* [Written exercise]:
Retype nothing except the lines below from the one with "Convert this chart" through the one with "ax.text(i, v +", exactly, with images left out.

(begin)

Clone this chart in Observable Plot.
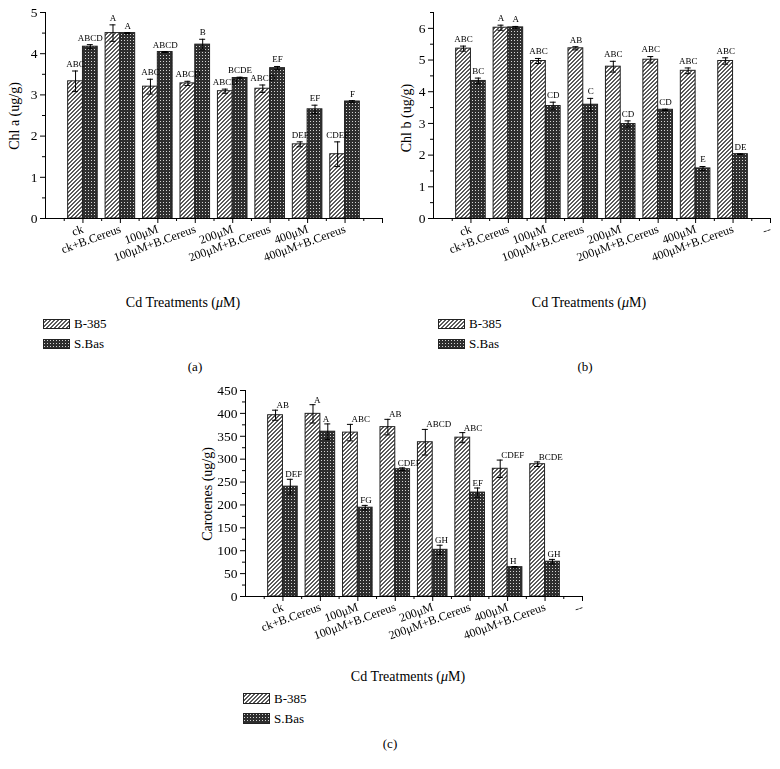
<!DOCTYPE html>
<html><head><meta charset="utf-8">
<script src="https://cdn.jsdelivr.net/npm/d3@7"></script>
<script src="https://cdn.jsdelivr.net/npm/@observablehq/plot@0.6"></script>
<style>
body{margin:0;background:#fff;}
#wrap{position:relative;width:780px;height:769px;font-family:'Liberation Serif','Times New Roman',serif;color:#000;overflow:hidden;background:#fff;}
#wrap svg text{font-family:'Liberation Serif','Times New Roman',serif;}
#wrap svg{filter:grayscale(1);}
.ytitle{position:absolute;white-space:nowrap;font-size:14px;transform:translate(-50%,-50%) rotate(-90deg);line-height:1;}
.xtitle{position:absolute;white-space:nowrap;font-size:14px;transform:translate(-50%,-50%);line-height:1;}
.cap{position:absolute;font-size:13px;transform:translate(-50%,-50%);line-height:1;}
.leg{position:absolute;font-size:13px;display:flex;align-items:center;line-height:1;}
.leg svg{margin-right:4px;}
</style></head><body>
<svg width="0" height="0" style="position:absolute">
<defs>
<pattern id="hatchB" patternUnits="userSpaceOnUse" width="4" height="4">
<rect width="4" height="4" fill="#fff"/>
<g fill="#5a5a5a" shape-rendering="crispEdges">
<rect x="0" y="3" width="1" height="1"/><rect x="1" y="2" width="1" height="1"/><rect x="2" y="1" width="1" height="1"/><rect x="3" y="0" width="1" height="1"/>
<rect x="1" y="3" width="1" height="1"/><rect x="2" y="2" width="1" height="1"/><rect x="3" y="1" width="1" height="1"/><rect x="0" y="0" width="1" height="1"/>
</g>
</pattern>
<pattern id="crossS" patternUnits="userSpaceOnUse" width="3" height="3">
<rect width="3" height="3" fill="#2e2e2e" shape-rendering="crispEdges"/>
<rect x="1" y="1" width="1" height="1" fill="#d5d5d5" shape-rendering="crispEdges"/>
</pattern>
</defs></svg>
<div id="wrap"></div>
<script>
// ---------- data ----------
const categories = ["ck","ck+B.Cereus","100μM","100μM+B.Cereus","200μM","200μM+B.Cereus","400μM","400μM+B.Cereus"];
const series = ["B-385","S.Bas"];
const xTitle = "Cd Treatments (μM)";

const chlA_B     = [3.33, 4.50, 3.20, 3.28, 3.09, 3.15, 1.80, 1.56];
const chlA_B_err = [0.25, 0.20, 0.18, 0.05, 0.05, 0.09, 0.06, 0.30];
const chlA_S     = [4.17, 4.50, 4.04, 4.22, 3.41, 3.65, 2.65, 2.84];
const chlA_S_err = [0.05, 0.01, 0.01, 0.13, 0.02, 0.04, 0.10, 0.02];
const chlA_B_lab = ["ABC","A","ABC","ABCD","ABCD","ABCD","DEF","CDEF"];
const chlA_S_lab = ["ABCD","A","ABCD","B","BCDE","EF","EF","F"];

const chlB_B     = [5.36, 6.02, 4.97, 5.37, 4.79, 5.01, 4.66, 4.97];
const chlB_B_err = [0.08, 0.08, 0.08, 0.05, 0.17, 0.10, 0.09, 0.10];
const chlB_S     = [4.34, 6.03, 3.55, 3.59, 2.98, 3.43, 1.58, 2.03];
const chlB_S_err = [0.09, 0.03, 0.12, 0.20, 0.10, 0.02, 0.06, 0.01];
const chlB_B_lab = ["ABC","A","ABC","AB","ABC","ABC","ABC","ABC"];
const chlB_S_lab = ["BC","A","CD","C","CD","CD","E","DE"];

const car_B     = [396, 399, 358, 370, 337, 347, 279, 289];
const car_B_err = [11, 20, 18, 17, 28, 11, 19, 5];
const car_S     = [240, 360, 194, 278, 102, 227, 64, 76];
const car_S_err = [16, 17, 5, 3, 10, 10, 1.5, 5];
const car_B_lab = ["AB","A","ABC","AB","ABCD","ABC","CDEF","BCDE"];
const car_S_lab = ["DEF","A","FG","CDEF","GH","EF","H","GH"];

const ticksA = [0,1,2,3,4,5];
const ticksB = [0,1,2,3,4,5,6];
const ticksC = [0,50,100,150,200,250,300,350,400,450];
const xLabelsA = [...categories, ""];
const xLabelsBC = [...categories, "--"];

// ---------- drawing ----------
const FONT = "'Liberation Serif','Times New Roman',serif";
const HALF = 0.395;
function rowsOf(vals, errs, labs, k) {
  return categories.map((c, i) => ({cat: c, s: series[k], k, pos: i + 1, v: vals[i], e: errs[i], lab: labs[i]}));
}
function panel(o) {
  const rB = rowsOf(o.B, o.Be, o.Bl, 0);
  const rS = rowsOf(o.S, o.Se, o.Sl, 1);
  const all = [...rB, ...rS];
  const ctr = d => d.pos + (d.k ? HALF / 2 : -HALF / 2);
  const yMinor = d3.range(o.yDomain[0], o.yDomain[1] + 1e-9, o.minorStep).filter(v => !o.yTicks.includes(v));
  const xMinor = d3.range(0.5, 9, 1);
  const labelMarks = o.startLabels
    ? [
        Plot.text(rB, {x: ctr, y: d => d.v + d.e, text: "lab", textAnchor: "start", dx: 1, dy: -5, fontSize: 9, fill: "#000"}),
        Plot.text(rS, {x: ctr, y: d => d.v + d.e, text: "lab", textAnchor: "start", dx: -5, dy: -5, fontSize: 9, fill: "#000"})
      ]
    : [Plot.text(all, {x: ctr, y: d => d.v + d.e, text: "lab", dy: -7, fontSize: 9, fill: "#000"})];
  return Plot.plot({
    width: 390, height: 290,
    marginLeft: o.ml, marginRight: o.mr, marginTop: 12, marginBottom: 72,
    x: {domain: [0, 9]},
    y: {domain: o.yDomain},
    style: {fontFamily: FONT, fontSize: "12px", color: "#000", background: "#fff"},
    marks: [
      Plot.rectY(rB, {x1: d => d.pos - HALF, x2: d => d.pos, y1: d => 0, y2: "v", fill: "url(#hatchB)", stroke: "#222", strokeWidth: 1}),
      Plot.rectY(rS, {x1: d => d.pos, x2: d => d.pos + HALF, y1: d => 0, y2: "v", fill: "url(#crossS)", stroke: "#222", strokeWidth: 1}),
      Plot.ruleX(all, {x: ctr, y1: d => d.v - d.e, y2: d => d.v + d.e, stroke: "#000", strokeWidth: 1}),
      Plot.ruleY(all, {y: d => d.v + d.e, x1: d => ctr(d) - 0.08, x2: d => ctr(d) + 0.08, stroke: "#000", strokeWidth: 1}),
      Plot.ruleY(all, {y: d => d.v - d.e, x1: d => ctr(d) - 0.08, x2: d => ctr(d) + 0.08, stroke: "#000", strokeWidth: 1}),
      ...labelMarks,
      Plot.ruleX([0], {stroke: "#000"}),
      Plot.ruleY([0], {stroke: "#000"}),
      Plot.axisY({ticks: o.yTicks, tickSize: 5, tickPadding: 3, fontSize: 13.5, tickFormat: d => String(d), label: null}),
      Plot.axisY({ticks: yMinor, tickSize: 3, tickFormat: () => "", label: null}),
      Plot.axisX({ticks: d3.range(1, 10), tickSize: 5, tickPadding: 5, tickRotate: -20, fontSize: 12,
                  tickFormat: t => o.xLabels[t - 1] ?? "", label: null}),
      Plot.axisX({ticks: xMinor, tickSize: 3, tickFormat: () => "", label: null})
    ]
  });
}

const wrap = document.getElementById("wrap");
function place(node, left, top) {
  node.style.position = "absolute";
  node.style.left = left + "px";
  node.style.top = top + "px";
  wrap.appendChild(node);
}
function addDiv(cls, html, x, y) {
  const d = document.createElement("div");
  d.className = cls;
  d.innerHTML = html;
  d.style.left = x + "px";
  d.style.top = y + "px";
  wrap.appendChild(d);
  return d;
}
function legend(x, y, gap, h) {
  const pats = ["url(#hatchB)", "url(#crossS)"];
  series.forEach((s, k) => {
    const d = document.createElement("div");
    d.className = "leg";
    d.style.left = x + "px";
    d.style.top = (y + k * gap) + "px";
    d.innerHTML = `<svg width="27" height="${h}"><rect x="0.5" y="0.5" width="26" height="${h - 1}" fill="${pats[k]}" stroke="#222"/></svg><span>${s}</span>`;
    wrap.appendChild(d);
  });
}

// panel (a)
place(panel({B: chlA_B, Be: chlA_B_err, Bl: chlA_B_lab, S: chlA_S, Se: chlA_S_err, Sl: chlA_S_lab,
  yDomain: [0, 5], yTicks: ticksA, minorStep: 0.5, xLabels: xLabelsA, ml: 45, mr: 8}), 0, 0);
// panel (b)
place(panel({B: chlB_B, Be: chlB_B_err, Bl: chlB_B_lab, S: chlB_S, Se: chlB_S_err, Sl: chlB_S_lab,
  yDomain: [0, 6.5], yTicks: ticksB, minorStep: 0.5, xLabels: xLabelsBC, ml: 43, mr: 10}), 390, 0);
// panel (c)
place(panel({B: car_B, Be: car_B_err, Bl: car_B_lab, S: car_S, Se: car_S_err, Sl: car_S_lab,
  yDomain: [0, 450], yTicks: ticksC, minorStep: 25, xLabels: xLabelsBC, ml: 45, mr: 8, startLabels: true}), 200, 378);

addDiv("ytitle", "Chl a (ug/g)", 15, 116);
addDiv("ytitle", "Chl b (ug/g)", 407, 118);
addDiv("ytitle", "Carotenes (ug/g)", 208, 494);
addDiv("xtitle", xTitle.replace("μ", "<i>μ</i>"), 183, 303);
addDiv("xtitle", xTitle.replace("μ", "<i>μ</i>"), 589, 303);
addDiv("xtitle", xTitle.replace("μ", "<i>μ</i>"), 408, 677);
legend(43, 317, 20, 10);
legend(438, 317, 20, 10);
legend(243, 692, 20, 11);
addDiv("cap", "(a)", 195, 366);
addDiv("cap", "(b)", 585, 366);
addDiv("cap", "(c)", 390, 743);
</script>
</body></html>
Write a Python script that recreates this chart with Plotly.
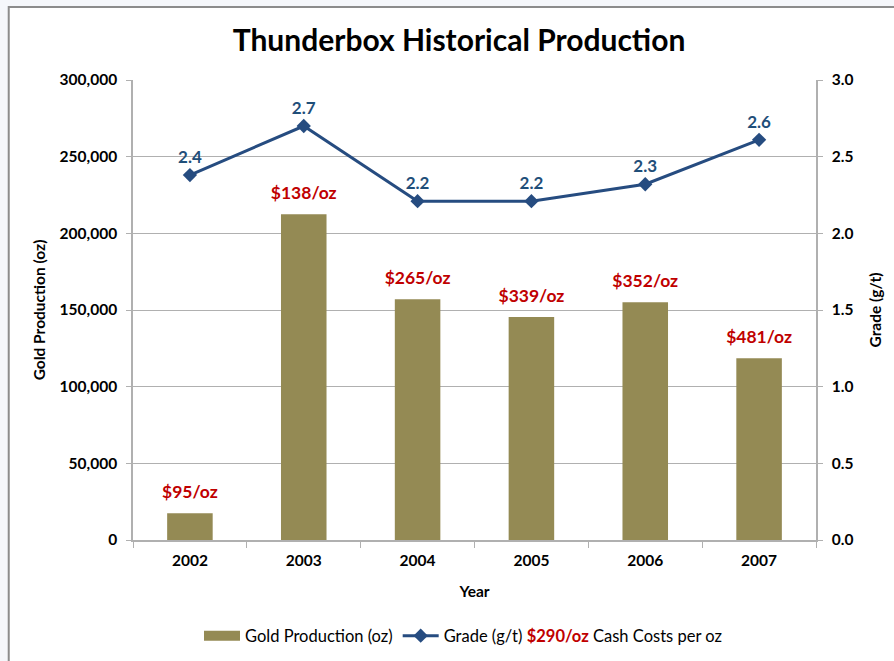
import plotly.graph_objects as go

years = ["2002", "2003", "2004", "2005", "2006", "2007"]
production_oz = [17500, 212500, 157000, 145500, 155000, 118500]
grade_gt = [2.38, 2.70, 2.21, 2.21, 2.32, 2.61]
grade_labels = ["2.4", "2.7", "2.2", "2.2", "2.3", "2.6"]
cash_cost_labels = ["$95/oz", "$138/oz", "$265/oz", "$339/oz", "$352/oz", "$481/oz"]
avg_cash_cost = "$290/oz"

FONT = "Lato"
BAR_COLOR = "#948A54"
LINE_COLOR = "#264C80"
RED = "#C00000"
GRID = "#B0B0B0"
TICK = 15.5

fig = go.Figure()

fig.add_trace(go.Bar(
    x=years, y=production_oz, name="Gold Production (oz)",
    marker=dict(color=BAR_COLOR, line=dict(width=0)),
    yaxis="y", width=0.4, showlegend=False,
))

# cash cost labels above bars
fig.add_trace(go.Scatter(
    x=years, y=production_oz, mode="markers+text",
    marker=dict(size=16, opacity=0),
    text=cash_cost_labels, texttemplate="<b>%{text}</b>",
    textposition="top center",
    textfont=dict(color=RED, size=17.5, family=FONT),
    showlegend=False, hoverinfo="skip", cliponaxis=False, yaxis="y",
))

# legend entry for the bars (wide swatch)
fig.add_trace(go.Scatter(
    x=[None], y=[None], mode="lines", name="Gold Production (oz)",
    line=dict(color=BAR_COLOR, width=11),
))

fig.add_trace(go.Scatter(
    x=years, y=grade_gt,
    name=("Grade (g/t) <b><span style='color:%s'>%s</span></b> Cash Costs per oz" % (RED, avg_cash_cost)),
    mode="lines+markers+text",
    line=dict(color=LINE_COLOR, width=3),
    marker=dict(symbol="diamond", size=11, color=LINE_COLOR),
    text=grade_labels, texttemplate="<b>%{text}</b>",
    textposition="top center",
    textfont=dict(color="#1F4E79", size=17, family=FONT),
    yaxis="y2", cliponaxis=False,
))

fig.update_layout(
    width=894, height=661,
    margin=dict(l=133, r=74, t=80, b=121),
    paper_bgcolor="#F5F7FB",
    plot_bgcolor="white",
    font=dict(family=FONT, color="#000000", size=TICK),
    title=dict(text="<b>Thunderbox Historical Production</b>",
               x=459/894, xanchor="center", y=1-40/661, yanchor="middle",
               font=dict(size=30, family=FONT, color="#000000")),
    xaxis=dict(
        title=dict(text="<b>Year</b>", font=dict(size=TICK), standoff=18),
        tickfont=dict(size=TICK),
        tickprefix="<b>", ticksuffix="</b>",
        showline=True, linecolor=GRID, linewidth=1.5,
        ticks="outside", tickson="boundaries", ticklen=6, tickcolor=GRID,
        ticklabelstandoff=6,
        showgrid=False,
    ),
    yaxis=dict(
        title=dict(text="<b>Gold Production (oz)</b>", font=dict(size=TICK), standoff=10),
        range=[0, 300000], dtick=50000, tickformat=",d",
        tickprefix="<b>", ticksuffix="</b>",
        tickfont=dict(size=TICK),
        showline=True, linecolor=GRID, linewidth=1.5,
        ticks="outside", ticklen=5, tickcolor=GRID,
        ticklabelstandoff=6,
        showgrid=True, gridcolor=GRID, gridwidth=1,
        zeroline=False,
    ),
    yaxis2=dict(
        title=dict(text="<b>Grade (g/t)</b>", font=dict(size=TICK), standoff=18),
        range=[0, 3.0], dtick=0.5, tickformat=".1f",
        tickprefix="<b>", ticksuffix="</b>",
        tickfont=dict(size=TICK),
        overlaying="y", side="right",
        showline=True, linecolor=GRID, linewidth=1.5,
        ticks="outside", ticklen=5, tickcolor=GRID,
        ticklabelstandoff=6,
        showgrid=False, zeroline=False,
    ),
    legend=dict(orientation="h", x=463/894, xanchor="center",
                y=25/661, yanchor="middle",
                xref="container", yref="container",
                font=dict(size=16.5), itemwidth=36,
                traceorder="normal", bgcolor="rgba(0,0,0,0)"),
    bargap=0.6,
    showlegend=True,
)

# outer chart frame (white box with gray border)
fig.add_shape(type="rect", xref="paper", yref="paper",
              x0=(8-133)/687, x1=(900-133)/687,
              y0=(540-670)/460, y1=(540-7)/460,
              line=dict(color="#8C8C8C", width=2), fillcolor="white", layer="below")

fig.write_html("out.html", config={"displayModeBar": False},
               post_script="document.body.style.margin='0';document.body.style.padding='0';")
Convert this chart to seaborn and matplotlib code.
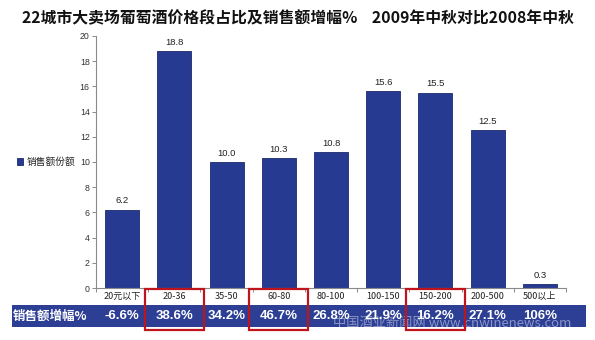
import matplotlib
matplotlib.use("Agg")
import matplotlib.pyplot as plt
import matplotlib.transforms as mtransforms
from matplotlib.patches import Rectangle
import seaborn as sns
import pandas as pd

# Price bands (yuan), share of sales (%), and sales growth (%)
categories = ["20元以下", "20-36", "35-50", "60-80", "80-100", "100-150", "150-200", "200-500", "500以上"]
share = [6.2, 18.8, 10.0, 10.3, 10.8, 15.6, 15.5, 12.5, 0.3]
growth_labels = ["-6.6%", "38.6%", "34.2%", "46.7%", "26.8%", "21.9%", "16.2%", "27.1%", "106%"]
highlighted = ["20-36", "60-80", "150-200"]

title = "22城市大卖场葡萄酒价格段占比及销售额增幅%    2009年中秋对比2008年中秋"
legend_label = "销售额份额"
growth_row_label = "销售额增幅%"
watermark = "中国酒业新闻网 www.cnwinenews.com"

sns.set_theme(style="white")
plt.rcParams["font.family"] = ["Liberation Sans", "Noto Sans CJK SC", "DejaVu Sans"]

CJK = ["Noto Sans CJK SC", "DejaVu Sans"]
BAR = "#263a91"
BAND = "#2c3f95"
RED = "#c0141c"

df = pd.DataFrame({"band": categories, "share": share})

fig = plt.figure(figsize=(5.95, 3.4), dpi=100)
ax = fig.add_axes([96 / 595, 52 / 340, 470 / 595, 252 / 340])

sns.barplot(data=df, x="band", y="share", color=BAR, width=0.65,
            saturation=1, edgecolor="#1b2a70", linewidth=0.6, ax=ax,
            label=legend_label)

ax.set_xlim(-0.5, len(categories) - 0.5)
ax.set_ylim(0, 20)
ax.set_yticks(range(0, 21, 2))
ax.set_xlabel("")
ax.set_ylabel("")

for i, v in enumerate(share):
    ax.text(i, v + 0.35, f"{v:.1f}", ha="center", va="bottom", fontsize=6.8, color="#222222")

for side in ["top", "right"]:
    ax.spines[side].set_visible(False)
for side in ["left", "bottom"]:
    ax.spines[side].set_color("#8a8a8a")
    ax.spines[side].set_linewidth(0.8)

ax.tick_params(axis="y", which="major", direction="out", length=3, width=0.7,
               color="#8a8a8a", labelsize=6.3, labelcolor="#333333", pad=1.5, left=True)
ax.tick_params(axis="x", which="major", length=0, labelsize=6.5, labelcolor="#222222", pad=3)
for t in ax.get_xticklabels():
    t.set_fontfamily(CJK)
ax.set_xticks([i - 0.5 for i in range(len(categories) + 1)], minor=True)
ax.tick_params(axis="x", which="minor", direction="out", length=3, width=0.7, color="#8a8a8a", bottom=True)

leg = ax.legend(loc="center right", bbox_to_anchor=(-0.025, 0.5), frameon=False,
                prop={"family": CJK, "size": 7}, handlelength=0.6, handleheight=0.6,
                handletextpad=0.4)

# Growth row: blue band across the figure with growth values under each category
fig.patches.append(Rectangle((12 / 595, 13 / 340), 574 / 595, 22 / 340,
                             transform=fig.transFigure, facecolor=BAND, edgecolor="none", zorder=0))
fig.text(50 / 595, 24 / 340, growth_row_label, ha="center", va="center",
         fontsize=9, fontweight="bold", color="white", family=CJK)

blend = mtransforms.blended_transform_factory(ax.transData, fig.transFigure)
for i, lab in enumerate(growth_labels):
    fig.text(i, 24 / 340, lab, transform=blend, ha="center", va="center",
             fontsize=9.5, fontweight="bold", color="white")

for name in highlighted:
    i = categories.index(name)
    rect = Rectangle((i - 0.565, 10 / 340), 1.13, 41 / 340, transform=blend,
                     facecolor="none", edgecolor=RED, linewidth=1.6, clip_on=False, zorder=5)
    fig.patches.append(rect)

fig.text(452 / 595, 16 / 340, watermark, ha="center", va="center", fontsize=9.5,
         color="white", alpha=0.45, family=CJK)

fig.text(0.5, 322 / 340, title, ha="center", va="center", fontsize=11.4,
         fontweight="bold", color="#111111", family=CJK)

fig.savefig("out.png", dpi=100)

(end)

* [Problem solution]:
Convert this chart to seaborn and matplotlib code.
import matplotlib
matplotlib.use("Agg")
import matplotlib.pyplot as plt
import matplotlib.transforms as mtransforms
from matplotlib.patches import Rectangle
import seaborn as sns
import pandas as pd

# Price bands (yuan), share of sales (%), and sales growth (%)
categories = ["20元以下", "20-36", "35-50", "60-80", "80-100", "100-150", "150-200", "200-500", "500以上"]
share = [6.2, 18.8, 10.0, 10.3, 10.8, 15.6, 15.5, 12.5, 0.3]
growth_labels = ["-6.6%", "38.6%", "34.2%", "46.7%", "26.8%", "21.9%", "16.2%", "27.1%", "106%"]
highlighted = ["20-36", "60-80", "150-200"]

title = "22城市大卖场葡萄酒价格段占比及销售额增幅%    2009年中秋对比2008年中秋"
legend_label = "销售额份额"
growth_row_label = "销售额增幅%"
watermark = "中国酒业新闻网 www.cnwinenews.com"

sns.set_theme(style="white")
plt.rcParams["font.family"] = ["Liberation Sans", "Noto Sans CJK SC", "DejaVu Sans"]

CJK = ["Noto Sans CJK SC", "DejaVu Sans"]
BAR = "#263a91"
BAND = "#2c3f95"
RED = "#c0141c"

df = pd.DataFrame({"band": categories, "share": share})

fig = plt.figure(figsize=(5.95, 3.4), dpi=100)
ax = fig.add_axes([96 / 595, 52 / 340, 470 / 595, 252 / 340])

sns.barplot(data=df, x="band", y="share", color=BAR, width=0.65,
            saturation=1, edgecolor="#1b2a70", linewidth=0.6, ax=ax,
            label=legend_label)

ax.set_xlim(-0.5, len(categories) - 0.5)
ax.set_ylim(0, 20)
ax.set_yticks(range(0, 21, 2))
ax.set_xlabel("")
ax.set_ylabel("")

for i, v in enumerate(share):
    ax.text(i, v + 0.35, f"{v:.1f}", ha="center", va="bottom", fontsize=6.8, color="#222222")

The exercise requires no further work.